INFORMATION SHOWN —
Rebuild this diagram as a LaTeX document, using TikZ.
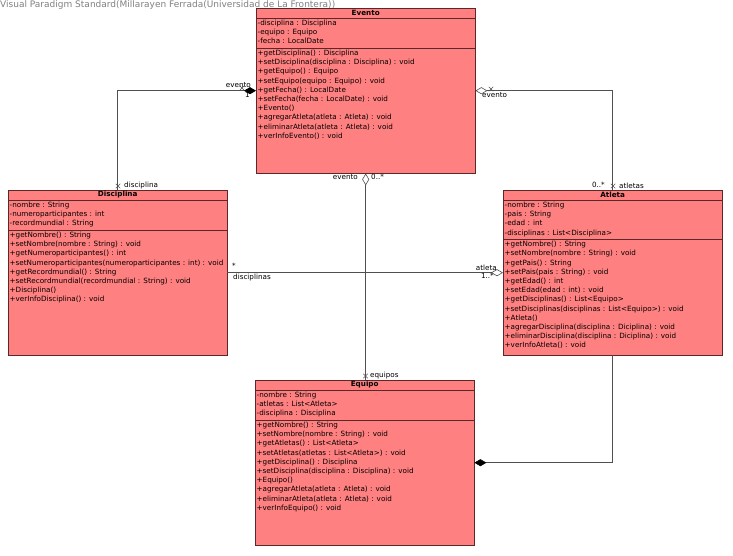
\documentclass[tikz,border=0pt]{standalone}
\usepackage{fontspec}
\newfontfamily\umlfont{DejaVu Sans}
\usepackage{tikz}
\usetikzlibrary{arrows.meta,positioning,shapes.misc}

\definecolor{clsfill}{RGB}{255,128,128}
\definecolor{clsline}{RGB}{90,40,40}
\definecolor{connline}{RGB}{80,80,80}

\begin{document}
\begin{tikzpicture}[x=1pt, y=-1pt,
    cls/.style = {draw=clsline, fill=clsfill, anchor=north west, minimum width=219pt, minimum height=165pt, inner sep=0pt},
    ttl/.style = {anchor=north, minimum height=9.5pt, inner sep=0pt, font=\umlfont\bfseries\fontsize{7.2}{9.2}\selectfont},
    members/.style = {anchor=north west, align=left, inner xsep=1.5pt, inner ysep=1pt, font=\umlfont\fontsize{7.2}{9.2}\selectfont},
    sep/.style = {draw=clsline},
    conn/.style = {draw=connline, line width=0.6pt},
    lbl/.style = {inner sep=0pt, font=\umlfont\fontsize{7.2}{8}\selectfont},
    xmark/.style = {cross out, draw=connline, minimum size=4pt, inner sep=0pt, line width=0.5pt}]
    \useasboundingbox (0,0) rectangle (733,556);

    \node[lbl, anchor=west, text=gray, font=\umlfont\fontsize{9}{10}\selectfont] (vp) at (0,5) {Visual Paradigm Standard(Millarayen Ferrada(Universidad de La Frontera))};

    % Evento
    \node[cls] (evento) at (256,8) {};
    \node[ttl] (evento-n) at (evento.north) {Evento};
    \draw[sep] (evento-n.south -| evento.west) -- (evento-n.south -| evento.east);
    \node[members] (evento-a) at (evento-n.south -| evento.west) {\strut-disciplina : Disciplina\\-equipo : Equipo\\-fecha : LocalDate\strut};
    \draw[sep] (evento-a.south -| evento.west) -- (evento-a.south -| evento.east);
    \node[members] (evento-m) at (evento-a.south -| evento.west) {\strut+getDisciplina() : Disciplina\\+setDisciplina(disciplina : Disciplina) : void\\+getEquipo() : Equipo\\+setEquipo(equipo : Equipo) : void\\+getFecha() : LocalDate\\+setFecha(fecha : LocalDate) : void\\+Evento()\\+agregarAtleta(atleta : Atleta) : void\\+eliminarAtleta(atleta : Atleta) : void\\+verInfoEvento() : void\strut};

    % Disciplina
    \node[cls] (disciplina) at (8,190) {};
    \node[ttl] (disciplina-n) at (disciplina.north) {Disciplina};
    \draw[sep] (disciplina-n.south -| disciplina.west) -- (disciplina-n.south -| disciplina.east);
    \node[members] (disciplina-a) at (disciplina-n.south -| disciplina.west) {\strut-nombre : String\\-numeroparticipantes : int\\-recordmundial : String\strut};
    \draw[sep] (disciplina-a.south -| disciplina.west) -- (disciplina-a.south -| disciplina.east);
    \node[members] (disciplina-m) at (disciplina-a.south -| disciplina.west) {\strut+getNombre() : String\\+setNombre(nombre : String) : void\\+getNumeroparticipantes() : int\\+setNumeroparticipantes(numeroparticipantes : int) : void\\+getRecordmundial() : String\\+setRecordmundial(recordmundial : String) : void\\+Disciplina()\\+verInfoDisciplina() : void\strut};

    % Atleta
    \node[cls] (atleta) at (503,190) {};
    \node[ttl] (atleta-n) at (atleta.north) {Atleta};
    \draw[sep] (atleta-n.south -| atleta.west) -- (atleta-n.south -| atleta.east);
    \node[members] (atleta-a) at (atleta-n.south -| atleta.west) {\strut-nombre : String\\-pais : String\\-edad : int\\-disciplinas : List<Disciplina>\strut};
    \draw[sep] (atleta-a.south -| atleta.west) -- (atleta-a.south -| atleta.east);
    \node[members] (atleta-m) at (atleta-a.south -| atleta.west) {\strut+getNombre() : String\\+setNombre(nombre : String) : void\\+getPais() : String\\+setPais(pais : String) : void\\+getEdad() : int\\+setEdad(edad : int) : void\\+getDisciplinas() : List<Equipo>\\+setDisciplinas(disciplinas : List<Equipo>) : void\\+Atleta()\\+agregarDisciplina(disciplina : Diciplina) : void\\+eliminarDisciplina(disciplina : Diciplina) : void\\+verInfoAtleta() : void\strut};

    % Equipo
    \node[cls] (equipo) at (255,380) {};
    \node[ttl] (equipo-n) at (equipo.north) {Equipo};
    \draw[sep] (equipo-n.south -| equipo.west) -- (equipo-n.south -| equipo.east);
    \node[members] (equipo-a) at (equipo-n.south -| equipo.west) {\strut-nombre : String\\-atletas : List<Atleta>\\-disciplina : Disciplina\strut};
    \draw[sep] (equipo-a.south -| equipo.west) -- (equipo-a.south -| equipo.east);
    \node[members] (equipo-m) at (equipo-a.south -| equipo.west) {\strut+getNombre() : String\\+setNombre(nombre : String) : void\\+getAtletas() : List<Atleta>\\+setAtletas(atletas : List<Atleta>) : void\\+getDisciplina() : Disciplina\\+setDisciplina(disciplina : Disciplina) : void\\+Equipo()\\+agregarAtleta(atleta : Atleta) : void\\+eliminarAtleta(atleta : Atleta) : void\\+verInfoEquipo() : void\strut};

    % associations
    \draw[conn, {Diamond[length=12pt, width=7pt, color=black]}-] (evento.west) -| (disciplina.north);
    \draw[conn, {Diamond[open, length=12pt, width=7pt]}-] (evento.east) -| (atleta.north);
    \draw[conn, {Diamond[open, length=12pt, width=7pt]}-] (evento.south) -- (evento.south |- equipo.north);
    \draw[conn, -{Diamond[open, length=12pt, width=7pt]}] (disciplina.east) -- (atleta.west);
    \draw[conn, -{Diamond[length=12pt, width=7pt, color=black]}] (atleta.south) |- (equipo.east);

    \node[xmark] (x1) at (118,186) {};
    \node[xmark] (x2) at (613,186) {};
    \node[xmark] (x3) at (365.5,376) {};
    \node[xmark] (x4) at (242,88) {};
    \node[xmark] (x5) at (491,89) {};

    \node[lbl, anchor=south east] (l1) at (251,88) {evento};
    \node[lbl, anchor=north east] (l2) at (250,92) {1};
    \node[lbl, anchor=west] (l3) at (124,186) {disciplina};
    \node[lbl, anchor=north west] (l4) at (482,92) {evento};
    \node[lbl, anchor=east] (l5) at (605,185) {0..*};
    \node[lbl, anchor=west] (l6) at (619,186) {atletas};
    \node[lbl, anchor=east] (l7) at (358,177) {evento};
    \node[lbl, anchor=west] (l8) at (371,177) {0..*};
    \node[lbl, anchor=west] (l9) at (370,376) {equipos};
    \node[lbl, anchor=south west] (l10) at (232,269) {*};
    \node[lbl, anchor=north west] (l11) at (233,274) {disciplinas};
    \node[lbl, anchor=south east] (l12) at (497,271) {atleta};
    \node[lbl, anchor=north east] (l13) at (494,273) {1..*};
\end{tikzpicture}
\end{document}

WHAT THE TASK ASKS — Repeat the listing above up to and including the line with "(vp) at (0,5)", starting from its first line. Drop any pictures.

FULL OUTPUT —
Rebuild this diagram as a LaTeX document, using TikZ.
\documentclass[tikz,border=0pt]{standalone}
\usepackage{fontspec}
\newfontfamily\umlfont{DejaVu Sans}
\usepackage{tikz}
\usetikzlibrary{arrows.meta,positioning,shapes.misc}

\definecolor{clsfill}{RGB}{255,128,128}
\definecolor{clsline}{RGB}{90,40,40}
\definecolor{connline}{RGB}{80,80,80}

\begin{document}
\begin{tikzpicture}[x=1pt, y=-1pt,
    cls/.style = {draw=clsline, fill=clsfill, anchor=north west, minimum width=219pt, minimum height=165pt, inner sep=0pt},
    ttl/.style = {anchor=north, minimum height=9.5pt, inner sep=0pt, font=\umlfont\bfseries\fontsize{7.2}{9.2}\selectfont},
    members/.style = {anchor=north west, align=left, inner xsep=1.5pt, inner ysep=1pt, font=\umlfont\fontsize{7.2}{9.2}\selectfont},
    sep/.style = {draw=clsline},
    conn/.style = {draw=connline, line width=0.6pt},
    lbl/.style = {inner sep=0pt, font=\umlfont\fontsize{7.2}{8}\selectfont},
    xmark/.style = {cross out, draw=connline, minimum size=4pt, inner sep=0pt, line width=0.5pt}]
    \useasboundingbox (0,0) rectangle (733,556);

    \node[lbl, anchor=west, text=gray, font=\umlfont\fontsize{9}{10}\selectfont] (vp) at (0,5) {Visual Paradigm Standard(Millarayen Ferrada(Universidad de La Frontera))};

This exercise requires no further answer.